- (September 2004)
The next multinational African war?
(Report from Africa).
Sudan was engulfed in a 20-year civil war between the government and the
"rebels" of the South (this was before Darfur).
Muslims represent 62% of the population, and the rest does not want to be
governed by Muslims.
Two million people died in that war, mostly non-Muslim civilians of the South.
If you put together all the people who have died in all the other wars of the
Arab world (including all the wars with Israel, the two intifadas,
the Algerian and Lebanese civil wars, the current civil war in Iraq and the
Iraq-Iran war), you still don't get two million deaths.
More people were killed in Sudan than in all of those wars combined.
Still, that massacre is not widely known.
We support a homeland for the Palestinians but somehow don't care much for
other people whose land is "occupied" by governments that they never wanted
(the Kurds of Turkey, the Saharawis of Morocco, the Balochis of Pakistan,
and so forth).
The media spent more time on Darfur (that killed "only" 200,000 people)
than on South Sudan.
The peace treaty that followed the civil war granted the south a referendum in 2010.

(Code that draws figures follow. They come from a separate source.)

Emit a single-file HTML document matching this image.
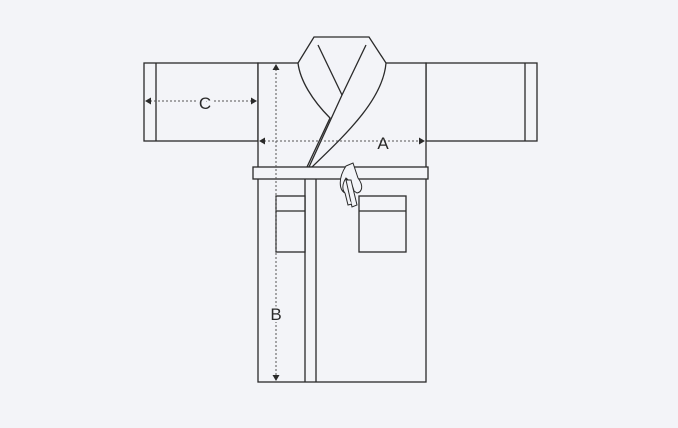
<!DOCTYPE html>
<html><head><meta charset="utf-8"><style>html,body{margin:0;background:#f3f4f8}svg{display:block}</style></head>
<body>
<svg width="678" height="428" viewBox="0 0 678 428" xmlns="http://www.w3.org/2000/svg">
<rect width="678" height="428" fill="#f3f4f8"/>
<g fill="#f3f4f8" stroke="#2a2a2a" stroke-width="1.3">
<g>
<rect x="144" y="63" width="114" height="78"/><line x1="156" y1="63" x2="156" y2="141"/></g>
<g>
<rect x="426" y="63" width="111" height="78"/><line x1="525" y1="63" x2="525" y2="141"/></g>
<rect x="258" y="63" width="168" height="319"/>
<g>
<path d="M314 37 L369 37 L386 63 C383 100 345 135 312 167 L307 167 L330 118 C312 100 300 80 298 63 Z"/>
<path d="M318 45 L342 95" fill="none"/>
<path d="M366 45 L342 95 L309 167" fill="none"/>
</g>
<line x1="305" y1="179" x2="305" y2="382"/>
<line x1="316" y1="179" x2="316" y2="382"/>
<rect x="253" y="167" width="175" height="12"/>
<g><rect x="276" y="196" width="29" height="56"/><line x1="276" y1="211" x2="305" y2="211"/></g>
<g><rect x="359" y="196" width="47" height="56"/><line x1="359" y1="211" x2="406" y2="211"/></g>
<g stroke-width="1">
<path d="M346 166 L353 163 L358 178 C364 186 362 192 357 193 L354 191 C353 186 349 180 346 178 C342 184 342 190 345 193 C339 190 338 178 346 166 Z"/>
<path d="M346 180 L352 207 L357 205 L351 180 Z"/>
<path d="M345 193 L348 205 L352 204"/>
</g>
</g>
<g stroke="#555" stroke-width="1" stroke-dasharray="2 2" fill="none">
<line x1="264" y1="141" x2="420" y2="141"/>
<line x1="276" y1="69" x2="276" y2="376"/>
<line x1="150" y1="101" x2="252" y2="101"/>
</g>
<g fill="#2a2a2a">
<path d="M259 141 l6 -3.5 v7z"/><path d="M425 141 l-6 -3.5 v7z"/>
<path d="M276 64 l-3.5 6 h7z"/><path d="M276 381 l-3.5 -6 h7z"/>
<path d="M145 101 l6 -3.5 v7z"/><path d="M257 101 l-6 -3.5 v7z"/>
</g>
<g font-family="Liberation Sans, sans-serif" font-size="17" fill="#2a2a2a" text-anchor="middle">
<text x="383" y="149">A</text>
<text x="276" y="320" style="paint-order:stroke" stroke="#f3f4f8" stroke-width="4">B</text>
<text x="205" y="109" style="paint-order:stroke" stroke="#f3f4f8" stroke-width="4">C</text>
</g>
</svg>
</body></html>
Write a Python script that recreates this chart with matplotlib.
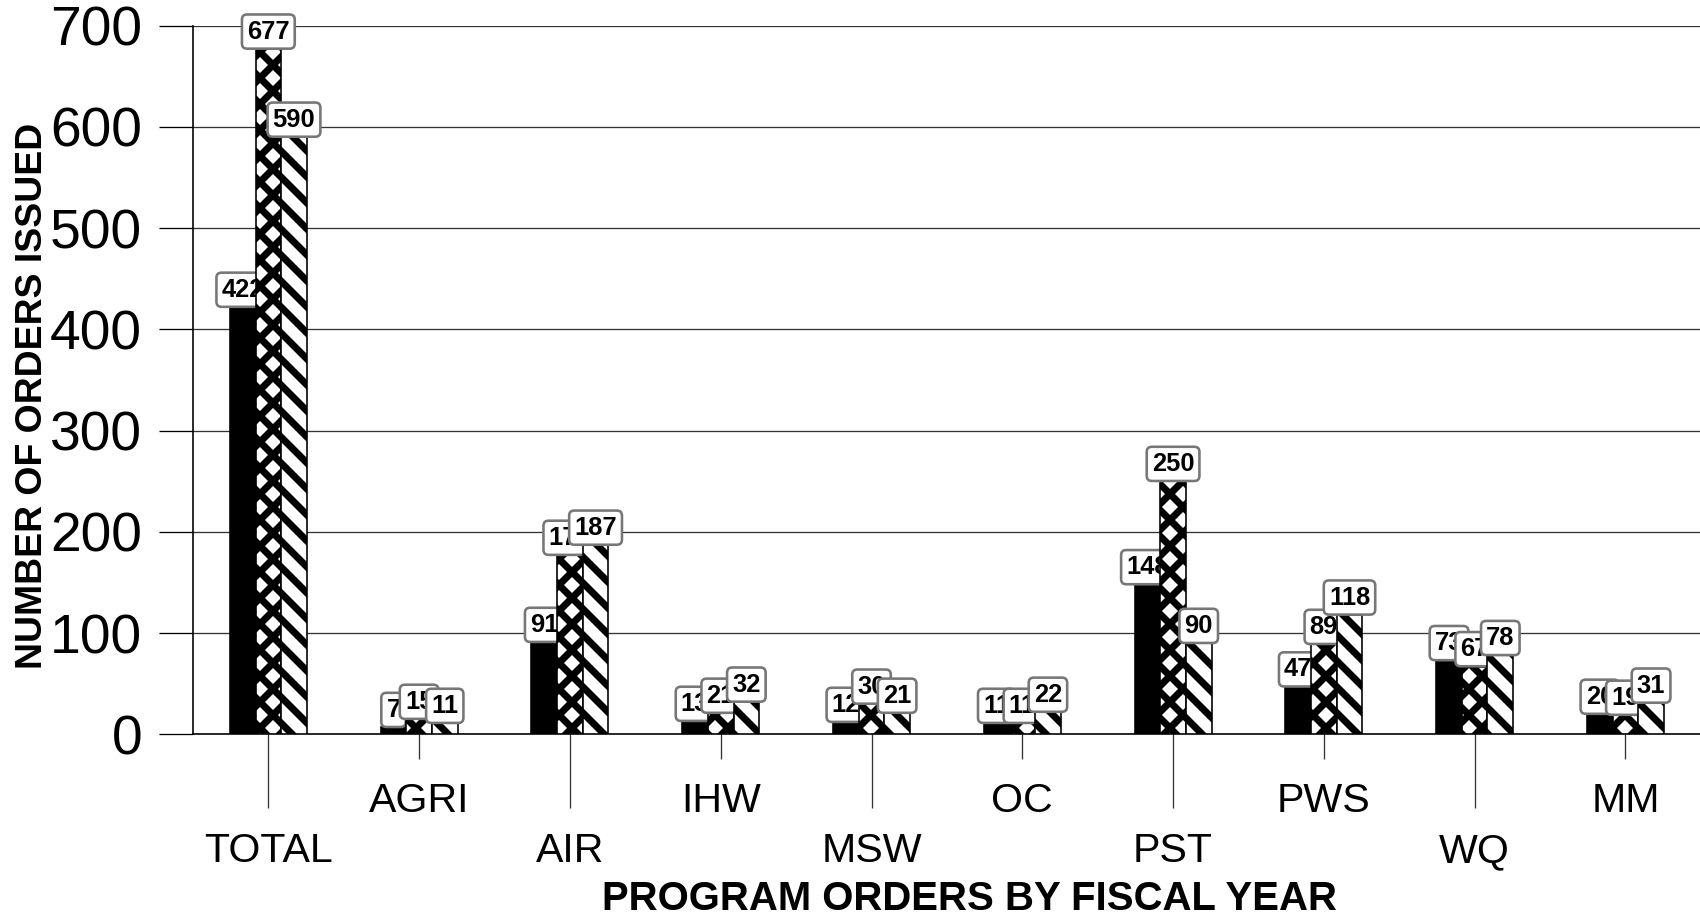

The Sudanese government probably hoped to solve the issue before 2010 without
a referendum, but instead the South is preparing to declare independence.
The South is mostly run by the SPLM, the old rebel army.
The North has little control over the South.
In neighboring Uganda there are physically two embassies, and most people only
know the SPLM embassy (Uganda borders on South Sudan and is a fellow Christian
country).
To visit Khartoum (Sudan's capital) and the pyramids, one needs a visa from Sudan (northern Sudan). This is extremely complicated (i personally gave up).
To visit the South (e.g. Juba, the capital), one needs a visa from the SPLM,
which one can even get at the border. The catch is that Juba has become an
extremely expensive city (which is what normally happens when foreign aid
agencies and United Nations staff flock to town).
The other catch is that a visa to South Sudan by the SPLM has no validity
in north Sudan, and one cannot get a visa to north Sudan from south Sudan.
Everybody is afraid of what will happen in 2010.
The people of the South are clearly pro-independence.
But the government of Sudan is unlikely to accept that 1/3rd of the country secedes.
It would be a first in the Arab world, and only the second time in the Islamic world (the previous time was when Bangladesh seceded from Pakistan, and that caused 600,000 deaths).
If the government of Sudan does not accept the referendum and invades the South, there is a serious chance of a bigger war, with Uganda and Ethiopia supporting the SPLM while Libya and Eritrea support the north.
The parallels with Congo are even too obvious.